What Meaningful Support Looks Like in Practice
Lastly, meaningful support is not just about making interventions available, but also making them effective and responsive to the unique challenges that displaced academics face. Rebuilding a career after a crisis often involves setbacks, uncertainty, and slow progress. Effective support must account for this reality rather than rush past it.
Academics who have been displaced need systems that recognise their experiences and what they’re trying to rebuild. Effective support tends to sit at the intersection of professional re-entry and psychological safety. That means removing unnecessary barriers to work, while also acknowledging the emotional weight of displacement.

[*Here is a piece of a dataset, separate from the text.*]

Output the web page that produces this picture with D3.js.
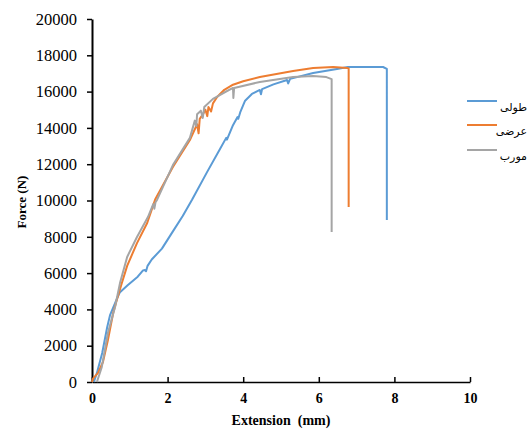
<!DOCTYPE html>
<html><head><meta charset="utf-8">
<script src="https://cdn.jsdelivr.net/npm/d3@7"></script>
<style>body{margin:0;background:#fff}svg{display:block}</style>
</head><body>
<script>
const seriesNames = ["طولی", "عرضی", "مورب"];
const seriesColors = ["#5B9BD5", "#ED7D31", "#A5A5A5"];
const xTicks = [0, 2, 4, 6, 8, 10];
const yTicks = [0, 2000, 4000, 6000, 8000, 10000, 12000, 14000, 16000, 18000, 20000];

const longX = [0.05,0.13,0.27,0.40,0.48,0.56,0.66,0.74,0.95,1.21,1.35,1.40,1.43,1.47,1.58,1.85,2.14,2.40,2.65,3.04,3.39,3.55,3.57,3.73,3.85,3.87,3.92,4.05,4.23,4.44,4.47,4.50,4.80,5.16,5.19,5.24,5.85,6.48,6.77,7.70,7.80,7.80];
const longF = [0,500,1600,3000,3700,4100,4600,4950,5350,5800,6150,6170,6100,6400,6750,7350,8300,9150,10050,11550,12850,13450,13350,14150,14600,14500,14850,15500,15870,16090,15850,16140,16400,16640,16450,16700,17020,17245,17355,17355,17250,8930];

const transX = [0,0.03,0.16,0.29,0.42,0.56,0.66,0.79,0.93,1.19,1.46,1.67,2.14,2.59,2.78,2.82,2.85,2.95,3.00,3.05,3.08,3.15,3.20,3.31,3.50,3.73,4.00,4.44,5.32,5.85,6.38,6.75,6.79,6.79];
const transF = [0,200,500,1100,2300,3800,4550,5450,6400,7650,8760,10050,11850,13330,14200,13700,14500,14800,15000,14650,15150,14900,15350,15700,16100,16380,16570,16800,17135,17300,17355,17300,17280,9640];

const diagX = [0.13,0.26,0.42,0.61,0.74,0.93,1.19,1.48,1.62,1.65,1.68,1.72,2.14,2.59,2.72,2.76,2.78,2.88,2.93,2.97,3.20,3.50,3.73,3.74,3.76,4.44,5.32,5.85,6.20,6.34,6.34];
const diagF = [0,830,2700,4130,5450,6890,7990,9090,9800,9550,9900,10030,11950,13450,14400,14100,14750,14950,14550,15150,15600,15950,16200,15650,16200,16530,16800,16860,16800,16690,8260];

const W = 532, H = 430;
const svg = d3.select("body").append("svg").attr("width", W).attr("height", H);
svg.append("rect").attr("width", W).attr("height", H).attr("fill", "#fff");

const x = d3.scaleLinear().domain([0, 10]).range([92, 470]);
const y = d3.scaleLinear().domain([0, 20000]).range([382, 19]);

// axes
const yAxis = svg.append("g").attr("transform", "translate(92,0)")
  .call(d3.axisLeft(y).tickValues(yTicks).tickSize(5).tickSizeOuter(0).tickPadding(10).tickFormat(d3.format("d")));
yAxis.select(".domain").attr("stroke", "#000").attr("stroke-width", 2);
yAxis.selectAll(".tick line").attr("stroke", "#000").attr("stroke-width", 1.5);
yAxis.selectAll(".tick text").attr("font-family", "'Liberation Serif', serif").attr("font-size", 16.5).attr("fill", "#000");

const xAxis = svg.append("g").attr("transform", "translate(0,382)")
  .call(d3.axisBottom(x).tickValues(xTicks).tickSize(-5).tickSizeOuter(0).tickPadding(11).tickFormat(d3.format("d")));
xAxis.select(".domain").attr("stroke", "#000").attr("stroke-width", 1.5);
xAxis.selectAll(".tick line").attr("stroke", "#000").attr("stroke-width", 1.5);
xAxis.selectAll(".tick text").attr("font-family", "'Liberation Serif', serif").attr("font-size", 14).attr("font-weight", "bold").attr("fill", "#000");

// lines
const line = d3.line().x(d => x(d[0])).y(d => y(d[1]));
const data = [
  d3.zip(longX, longF),
  d3.zip(transX, transF),
  d3.zip(diagX, diagF)
];
[0, 1, 2].forEach(i => {
  svg.append("path").datum(data[i]).attr("d", line)
    .attr("fill", "none").attr("stroke", seriesColors[i]).attr("stroke-width", 2)
    .attr("stroke-linejoin", "round");
});

// axis titles
svg.append("text").attr("x", 281).attr("y", 425).attr("text-anchor", "middle")
  .attr("font-family", "'Liberation Serif', serif").attr("font-size", 14).attr("font-weight", "bold")
  .style("white-space", "pre").text("Extension  (mm)");
svg.append("text").attr("transform", "translate(26,202) rotate(-90)").attr("text-anchor", "middle")
  .attr("font-family", "'Liberation Serif', serif").attr("font-size", 13).attr("font-weight", "bold")
  .text("Force (N)");

// legend
const legY = [101, 125, 150];
seriesNames.forEach((n, i) => {
  svg.append("line").attr("x1", 467).attr("x2", 497).attr("y1", legY[i]).attr("y2", legY[i])
    .attr("stroke", seriesColors[i]).attr("stroke-width", 2);
  svg.append("text").attr("x", 527).attr("y", legY[i] + 10).attr("text-anchor", "start")
    .attr("direction", "rtl")
    .attr("font-family", "'DejaVu Sans', sans-serif").attr("font-size", 11).attr("fill", "#000")
    .text(n);
});
</script>
</body></html>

In practice, meaningful support can look like:
- Clear academic re-entry pathways that recognise prior qualifications and experience without forcing people to restart from scratch.
- Mentorship that goes beyond career advice, offering consistent human connection and practical guidance through unfamiliar systems.
- Workplaces trained in psychological awareness, so managers understand trauma responses, culture shock, and identity disruption.
- Peer-led academic communities that reduce isolation and help rebuild professional confidence over time.
- Access to structured wellbeing support, including initiatives like wellbeing champion training that equip colleagues to notice distress early and respond appropriately.
Some examples of how Cara and its partner universities have implemented these principles include volunteer mentorship schemes with academics from various universities, targeted workshops designed to help fellows articulate and adapt their skills within the UK academic context, and structured opportunities for fellows to connect with peers and build communities and professional networks.
The difference between “support available” and “support that works” often comes down to whether systems are designed through the perspective of lived experience.
Rebuilding Futures, Not Just Lives
Rebuilding after crisis doesn’t end when someone finds a job or re-enters academia. For many displaced academics, recovery is an ongoing process of regaining identity, confidence, and connection
For over 90 years, Cara has worked with UK universities to help at-risk academics continue their teaching and research safely. This effort focuses on protection while restoring agency and community. At its core, the work is about more than sustaining academic careers. It involves protecting intellectual freedom, and enabling individuals to continue contributing even after profound disruption. This is a sustained effort that requires a community effort where universities, colleagues, and wider professional circles come together to create environments where people are genuinely supported to thrive again.